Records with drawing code
• • • • • • •

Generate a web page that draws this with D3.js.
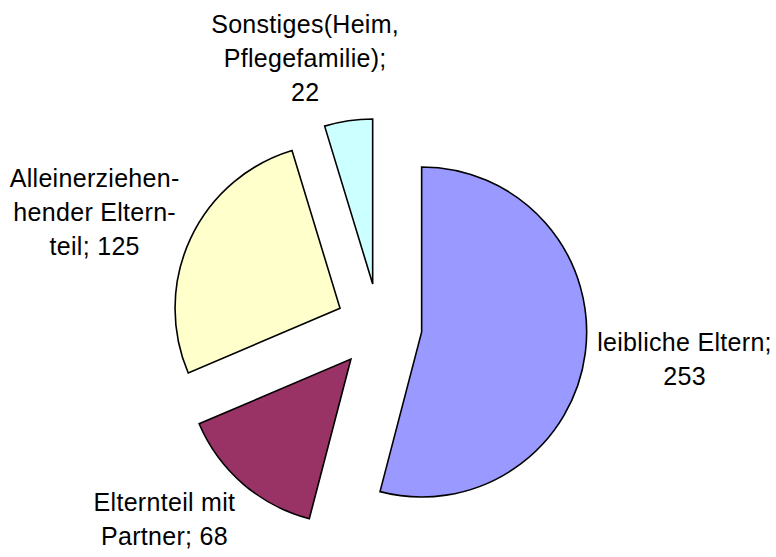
<!DOCTYPE html>
<html>
<head>
<meta charset="utf-8">
<script src="https://cdn.jsdelivr.net/npm/d3@7"></script>
<style>
  html, body { margin: 0; padding: 0; background: #fff; }
  text { font-family: "Liberation Sans", Arial, sans-serif; }
</style>
</head>
<body>
<div id="chart-area"></div>
<script>
const WIDTH = 776
const HEIGHT = 557
const CENTER = { X: 379, Y: 326.5 }
const RADIUS = 165
const EXPLODE = 43
const FONT_SIZE = 25
const LINE_HEIGHT = 34

// data, clockwise from 12 o'clock
const categories = ["leibliche Eltern", "Elternteil mit Partner", "Alleinerziehenhender Elternteil", "Sonstiges(Heim, Pflegefamilie)"]
const values = [253, 68, 125, 22]
const colors = ["#9999ff", "#993366", "#ffffcc", "#ccffff"]
// wrapped label text as shown, {v} = value
const labelLines = [
  ["leibliche Eltern;", "{v}"],
  ["Elternteil mit", "Partner; {v}"],
  ["Alleinerziehen-", "hender Eltern-", "teil; {v}"],
  ["Sonstiges(Heim,", "Pflegefamilie);", "{v}"]
]

const data = categories.map((c, i) => ({ category: c, value: values[i], color: colors[i], lines: labelLines[i] }))

const pie = d3.pie()
  .sort(null)
  .value(d => d.value)

const arc = d3.arc()
  .innerRadius(0)
  .outerRadius(RADIUS)

const svg = d3.select("#chart-area").append("svg")
  .attr("width", WIDTH)
  .attr("height", HEIGHT)

const arcs = pie(data)

// unit vector for an angle measured clockwise from 12 o'clock
const unit = a => [Math.sin(a), -Math.cos(a)]

const slices = svg.append("g")
  .selectAll("g")
  .data(arcs)
  .join("g")
    .attr("transform", d => {
      const [ux, uy] = unit((d.startAngle + d.endAngle) / 2)
      return `translate(${CENTER.X + ux * EXPLODE},${CENTER.Y + uy * EXPLODE})`
    })

slices.append("path")
    .attr("d", arc)
    .attr("fill", d => d.data.color)
    .attr("stroke", "#000")
    .attr("stroke-width", 1.6)
    .attr("stroke-linejoin", "miter")

// labels outside the end of each slice
const clamp = v => Math.max(-1, Math.min(1, v))

const labels = svg.append("g")
  .selectAll("text")
  .data(arcs)
  .join("text")
    .attr("font-size", FONT_SIZE)
    .attr("letter-spacing", 0.3)
    .attr("fill", "#000")
    .attr("text-anchor", "middle")

labels.selectAll("tspan")
  .data(d => d.data.lines.map(l => l.replace("{v}", d.data.value)))
  .join("tspan")
    .text(t => t)

labels.each(function(d) {
  const text = d3.select(this)
  const mid = (d.startAngle + d.endAngle) / 2
  const [ux, uy] = unit(mid)
  const px = CENTER.X + ux * (EXPLODE + RADIUS)
  const py = CENTER.Y + uy * (EXPLODE + RADIUS)
  const tspans = text.selectAll("tspan")
  const w = d3.max(tspans.nodes(), n => n.getComputedTextLength())
  const n = tspans.size()
  const h = n * LINE_HEIGHT
  const gap = 12
  const cx = px + ux * gap + clamp(ux * 3) * w / 2
  const cy = py + uy * gap + uy * h / 2
  tspans
    .attr("x", cx)
    .attr("y", (t, i) => cy - (n - 1) / 2 * LINE_HEIGHT + FONT_SIZE * 0.35 + i * LINE_HEIGHT)
})
</script>
</body>
</html>
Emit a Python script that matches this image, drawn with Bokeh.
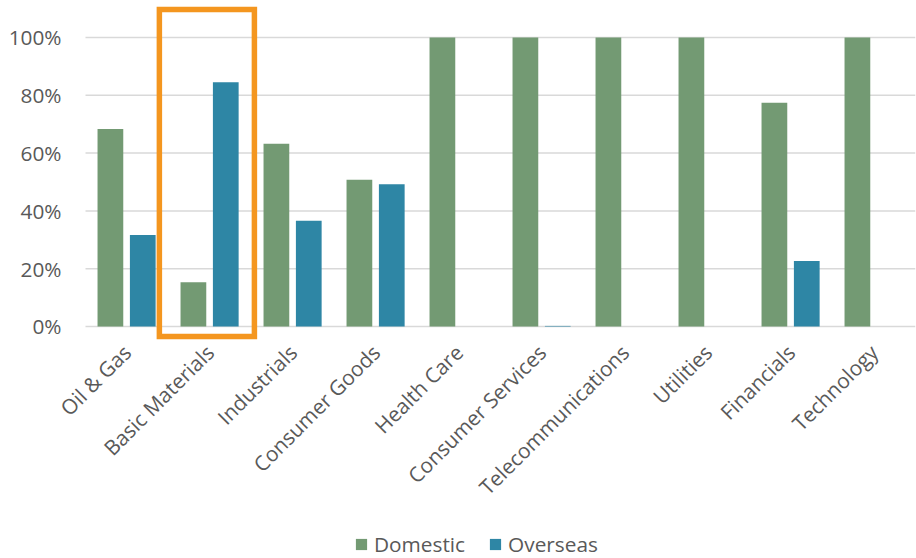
import math

from bokeh.embed import file_html
from bokeh.resources import INLINE
from bokeh.plotting import figure
from bokeh.models import (ColumnDataSource, FactorRange, Range1d, FixedTicker,
                          NumeralTickFormatter, Legend, LegendItem)
from bokeh.transform import dodge

# Share of revenue by sector, domestic vs overseas
sectors = ["Oil & Gas", "Basic Materials", "Industrials", "Consumer Goods",
           "Health Care", "Consumer Services", "Telecommunications",
           "Utilities", "Financials", "Technology"]
domestic = [0.683, 0.153, 0.632, 0.508, 1.0, 1.0, 1.0, 1.0, 0.774, 1.0]
overseas = [0.317, 0.845, 0.366, 0.492, 0.0, 0.002, 0.0, 0.0, 0.227, 0.0]
y_ticks = [0.0, 0.2, 0.4, 0.6, 0.8, 1.0]
highlight = "Basic Materials"

GREEN = "#739A73"
BLUE = "#2E86A5"
ORANGE = "#F4961F"
TEXT = "#595959"
GRID = "#D9D9D9"
FONT = "Open Sans"
FS = "20.8px"

source = ColumnDataSource(dict(sector=sectors, domestic=domestic, overseas=overseas))

# a blank leading factor leaves room for the percentage labels inside the frame
x_factors = [" "] + sectors
first = x_factors.index(sectors[0])      # left edge of the first sector
last = len(x_factors)                    # right edge of the last sector

# the frame runs to the bottom edge; both axes are pinned inside it
p = figure(frame_width=913, frame_height=553,
           x_range=FactorRange(*x_factors, range_padding=0),
           y_range=Range1d(-0.8028, 1.1107),
           output_backend="svg", toolbar_location=None,
           min_border_left=2, min_border_right=1,
           min_border_top=5, min_border_bottom=0)

p.outline_line_color = None
p.background_fill_color = "white"
p.border_fill_color = "white"

# horizontal gridlines across the sector area only
p.xgrid.grid_line_color = None
p.ygrid.grid_line_color = None
p.segment(x0=[first] * len(y_ticks), x1=[last] * len(y_ticks),
          y0=y_ticks, y1=y_ticks, line_color=GRID, line_width=1.5)

r_dom = p.vbar(x=dodge("sector", -0.2, range=p.x_range), top="domestic", width=0.31,
               source=source, fill_color=GREEN, line_color=None)
r_ovs = p.vbar(x=dodge("sector", 0.19, range=p.x_range), top="overseas", width=0.31,
               source=source, fill_color=BLUE, line_color=None)

# highlight frame around one sector
i = x_factors.index(highlight)
p.quad(left=[i - 0.11], right=[i + 1.035], bottom=[-0.035], top=[1.097],
       fill_color=None, line_color=ORANGE, line_width=5.5, line_join="miter")

# axes
p.yaxis.ticker = FixedTicker(ticks=y_ticks)
p.yaxis.formatter = NumeralTickFormatter(format="0%")

for ax in (p.xaxis[0], p.yaxis[0]):
    ax.axis_line_color = None
    ax.major_tick_line_color = None
    ax.minor_tick_line_color = None
    ax.major_tick_out = 0
    ax.major_tick_in = 0
    ax.major_label_text_font = FONT
    ax.major_label_text_font_size = FS
    ax.major_label_text_color = TEXT

p.yaxis.fixed_location = first
p.yaxis.major_label_standoff = 24
p.xaxis.fixed_location = -0.0484
p.xaxis.major_label_orientation = math.pi / 4
p.xaxis.major_label_standoff = 8

legend = Legend(items=[LegendItem(label="Domestic", renderers=[r_dom]),
                       LegendItem(label="Overseas", renderers=[r_ovs])],
                orientation="horizontal", location=(352, 0),
                glyph_width=14, glyph_height=14, label_standoff=6, spacing=23,
                label_text_font=FONT, label_text_font_size=FS,
                label_text_color=TEXT, border_line_color=None,
                background_fill_alpha=0, padding=0, margin=0)
p.add_layout(legend, "center")

open("out.html", "w").write(file_html(p, INLINE))
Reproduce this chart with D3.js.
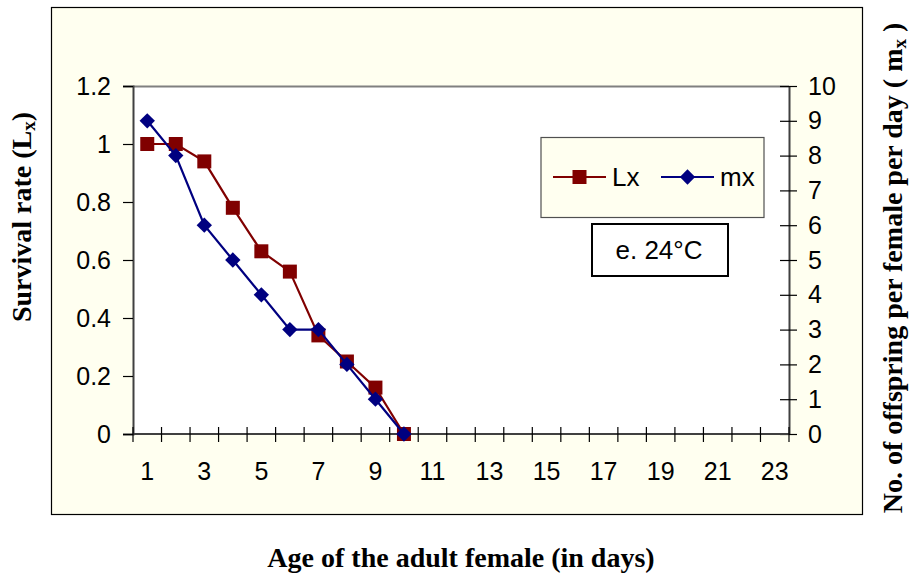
<!DOCTYPE html>
<html>
<head>
<meta charset="utf-8">
<script src="https://cdn.jsdelivr.net/npm/d3@7"></script>
<style>
  html, body { margin: 0; padding: 0; background: #ffffff; }
  svg { display: block; }
</style>
</head>
<body>
<svg id="chart" width="909" height="574"></svg>
<script>
// ---- data ----
const categories = [1,2,3,4,5,6,7,8,9,10,11,12,13,14,15,16,17,18,19,20,21,22,23];
const ageDays = [1,2,3,4,5,6,7,8,9,10];
const lxValues = [1.0, 1.0, 0.94, 0.78, 0.63, 0.56, 0.34, 0.25, 0.16, 0.0];
const mxValues = [9, 8, 6, 5, 4, 3, 3, 2, 1, 0];
const xTickLabels = [1,3,5,7,9,11,13,15,17,19,21,23];
const leftTicks = [0, 0.2, 0.4, 0.6, 0.8, 1.0, 1.2];
const rightTicks = [0,1,2,3,4,5,6,7,8,9,10];
const seriesNames = ["Lx", "mx"];
const noteText = "e. 24°C";

// ---- layout ----
const svg = d3.select("#chart");
const sans = "'Liberation Sans', Arial, sans-serif";
const serif = "'Liberation Serif', 'Times New Roman', serif";
const plot = {left: 133, top: 86, right: 789, bottom: 434};
const lxColor = "#800000", mxColor = "#000080";

// outer chart area
svg.append("rect").attr("x", 51.5).attr("y", 7.5).attr("width", 811).attr("height", 507)
  .attr("fill", "#FFFFF0").attr("stroke", "#000").attr("stroke-width", 1.2);

// plot area
svg.append("rect").attr("x", plot.left).attr("y", plot.top)
  .attr("width", plot.right - plot.left).attr("height", plot.bottom - plot.top)
  .attr("fill", "#ffffff");
svg.append("line").attr("x1", plot.left).attr("x2", plot.right)
  .attr("y1", plot.top + 0.5).attr("y2", plot.top + 0.5)
  .attr("stroke", "#808080").attr("stroke-width", 2);

// scales
const x = d3.scaleBand().domain(categories).range([plot.left, plot.right]).padding(0);
const yL = d3.scaleLinear().domain([0, 1.2]).range([plot.bottom, plot.top]);
const yR = d3.scaleLinear().domain([0, 10]).range([plot.bottom, plot.top]);
const cx = d => x(d) + x.bandwidth() / 2;

// left axis
const leftAxis = d3.axisLeft(yL).tickValues(leftTicks).tickSize(10).tickPadding(12)
  .tickFormat(d => d3.format("")(+d.toFixed(1)));
const gL = svg.append("g").attr("transform", `translate(${plot.left},0)`).call(leftAxis);
gL.select(".domain").attr("stroke", "#404040").attr("stroke-width", 2);
gL.selectAll(".tick line").attr("stroke", "#000").attr("stroke-width", 1.2);
gL.selectAll(".tick text").attr("font-family", sans).attr("font-size", 25).attr("fill", "#000");

// right axis (ticks crossing)
const rightAxis = d3.axisRight(yR).tickValues(rightTicks).tickSize(0).tickPadding(19);
const gR = svg.append("g").attr("transform", `translate(${plot.right},0)`).call(rightAxis);
gR.select(".domain").attr("stroke", "#404040").attr("stroke-width", 2);
gR.selectAll(".tick").append("line").attr("x1", -9).attr("x2", 8)
  .attr("stroke", "#000").attr("stroke-width", 1.2);
gR.selectAll(".tick text").attr("font-family", sans).attr("font-size", 25).attr("fill", "#000");

// bottom axis: ticks at category boundaries, crossing
const gX = svg.append("g").attr("transform", `translate(0,${plot.bottom})`);
gX.append("line").attr("x1", plot.left).attr("x2", plot.right).attr("y1", 0).attr("y2", 0)
  .attr("stroke", "#404040").attr("stroke-width", 2);
const boundaries = categories.map(c => x(c)).concat([x(categories[categories.length - 1]) + x.bandwidth()]);
gX.selectAll("line.tk").data(boundaries).enter().append("line").attr("class", "tk")
  .attr("x1", d => d).attr("x2", d => d).attr("y1", -7).attr("y2", 8)
  .attr("stroke", "#000").attr("stroke-width", 1.2);
gX.selectAll("text").data(xTickLabels).enter().append("text")
  .attr("x", d => cx(d)).attr("y", 46).attr("text-anchor", "middle")
  .attr("font-family", sans).attr("font-size", 25).attr("fill", "#000").text(d => d);

// series
const lxData = ageDays.map((d, i) => ({x: d, y: lxValues[i]}));
const mxData = ageDays.map((d, i) => ({x: d, y: mxValues[i]}));
const lineLx = d3.line().x(d => cx(d.x)).y(d => yL(d.y));
const lineMx = d3.line().x(d => cx(d.x)).y(d => yR(d.y));
const sq = d3.symbol().type(d3.symbolSquare).size(196);
const di = d3.symbol().type(d3.symbolDiamond2).size(150);

svg.append("path").datum(lxData).attr("d", lineLx).attr("fill", "none")
  .attr("stroke", lxColor).attr("stroke-width", 2.2);
svg.selectAll("path.lx").data(lxData).enter().append("path").attr("class", "lx")
  .attr("d", sq).attr("transform", d => `translate(${cx(d.x)},${yL(d.y)})`)
  .attr("fill", lxColor);

svg.append("path").datum(mxData).attr("d", lineMx).attr("fill", "none")
  .attr("stroke", mxColor).attr("stroke-width", 2.2);
svg.selectAll("path.mx").data(mxData).enter().append("path").attr("class", "mx")
  .attr("d", di).attr("transform", d => `translate(${cx(d.x)},${yR(d.y)})`)
  .attr("fill", mxColor);

// legend
const lg = svg.append("g");
lg.append("rect").attr("x", 541).attr("y", 137.5).attr("width", 223).attr("height", 80)
  .attr("fill", "#FFFFF0").attr("stroke", "#505050").attr("stroke-width", 1.2);
const ly = 177;
const legendItems = [
  {name: seriesNames[0], color: lxColor, sym: sq, x0: 553},
  {name: seriesNames[1], color: mxColor, sym: di, x0: 661}
];
legendItems.forEach(it => {
  lg.append("line").attr("x1", it.x0).attr("x2", it.x0 + 53).attr("y1", ly).attr("y2", ly)
    .attr("stroke", it.color).attr("stroke-width", 2.2);
  lg.append("path").attr("d", it.sym).attr("transform", `translate(${it.x0 + 26.5},${ly})`)
    .attr("fill", it.color);
  lg.append("text").attr("x", it.x0 + 59).attr("y", ly + 9).attr("font-family", sans)
    .attr("font-size", 26).attr("fill", "#000").text(it.name);
});

// note box
svg.append("rect").attr("x", 592).attr("y", 224).attr("width", 136).attr("height", 52)
  .attr("fill", "#ffffff").attr("stroke", "#000").attr("stroke-width", 2);
svg.append("text").attr("x", 659).attr("y", 259).attr("text-anchor", "middle")
  .attr("font-family", sans).attr("font-size", 26).attr("fill", "#000").text(noteText);

// axis titles
const leftTitle = svg.append("text")
  .attr("transform", "translate(31,217) rotate(-90)").attr("text-anchor", "middle")
  .attr("font-family", serif).attr("font-weight", "bold").attr("font-size", 28).attr("fill", "#000");
leftTitle.append("tspan").text("Survival rate (L");
leftTitle.append("tspan").attr("font-size", 19).attr("dy", 4).text("x");
leftTitle.append("tspan").attr("dy", -4).text(")");

const rightTitle = svg.append("text")
  .attr("transform", "translate(902,268) rotate(-90)").attr("text-anchor", "middle")
  .attr("font-family", serif).attr("font-weight", "bold").attr("font-size", 28).attr("fill", "#000");
rightTitle.append("tspan").text("No. of offspring per female per day ( m");
rightTitle.append("tspan").attr("font-size", 19).attr("dy", 4).text("x");
rightTitle.append("tspan").attr("dy", -4).text(" )");

svg.append("text").attr("x", 461).attr("y", 567).attr("text-anchor", "middle")
  .attr("font-family", serif).attr("font-weight", "bold").attr("font-size", 28).attr("fill", "#000")
  .text("Age of the adult female (in days)");
</script>
</body>
</html>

• • • • • • •

From the listing above, repeat only the lines between the line containing "Reproduce this chart with D3.js." and the line containing "const cx = d => x(d) + x.bandwidth() / 2;", those two included. Pictures are not part of the copy.

_CORRECT ANSWER_
Reproduce this chart with D3.js.
<!DOCTYPE html>
<html>
<head>
<meta charset="utf-8">
<script src="https://cdn.jsdelivr.net/npm/d3@7"></script>
<style>
  html, body { margin: 0; padding: 0; background: #ffffff; }
  svg { display: block; }
</style>
</head>
<body>
<svg id="chart" width="909" height="574"></svg>
<script>
// ---- data ----
const categories = [1,2,3,4,5,6,7,8,9,10,11,12,13,14,15,16,17,18,19,20,21,22,23];
const ageDays = [1,2,3,4,5,6,7,8,9,10];
const lxValues = [1.0, 1.0, 0.94, 0.78, 0.63, 0.56, 0.34, 0.25, 0.16, 0.0];
const mxValues = [9, 8, 6, 5, 4, 3, 3, 2, 1, 0];
const xTickLabels = [1,3,5,7,9,11,13,15,17,19,21,23];
const leftTicks = [0, 0.2, 0.4, 0.6, 0.8, 1.0, 1.2];
const rightTicks = [0,1,2,3,4,5,6,7,8,9,10];
const seriesNames = ["Lx", "mx"];
const noteText = "e. 24°C";

// ---- layout ----
const svg = d3.select("#chart");
const sans = "'Liberation Sans', Arial, sans-serif";
const serif = "'Liberation Serif', 'Times New Roman', serif";
const plot = {left: 133, top: 86, right: 789, bottom: 434};
const lxColor = "#800000", mxColor = "#000080";

// outer chart area
svg.append("rect").attr("x", 51.5).attr("y", 7.5).attr("width", 811).attr("height", 507)
  .attr("fill", "#FFFFF0").attr("stroke", "#000").attr("stroke-width", 1.2);

// plot area
svg.append("rect").attr("x", plot.left).attr("y", plot.top)
  .attr("width", plot.right - plot.left).attr("height", plot.bottom - plot.top)
  .attr("fill", "#ffffff");
svg.append("line").attr("x1", plot.left).attr("x2", plot.right)
  .attr("y1", plot.top + 0.5).attr("y2", plot.top + 0.5)
  .attr("stroke", "#808080").attr("stroke-width", 2);

// scales
const x = d3.scaleBand().domain(categories).range([plot.left, plot.right]).padding(0);
const yL = d3.scaleLinear().domain([0, 1.2]).range([plot.bottom, plot.top]);
const yR = d3.scaleLinear().domain([0, 10]).range([plot.bottom, plot.top]);
const cx = d => x(d) + x.bandwidth() / 2;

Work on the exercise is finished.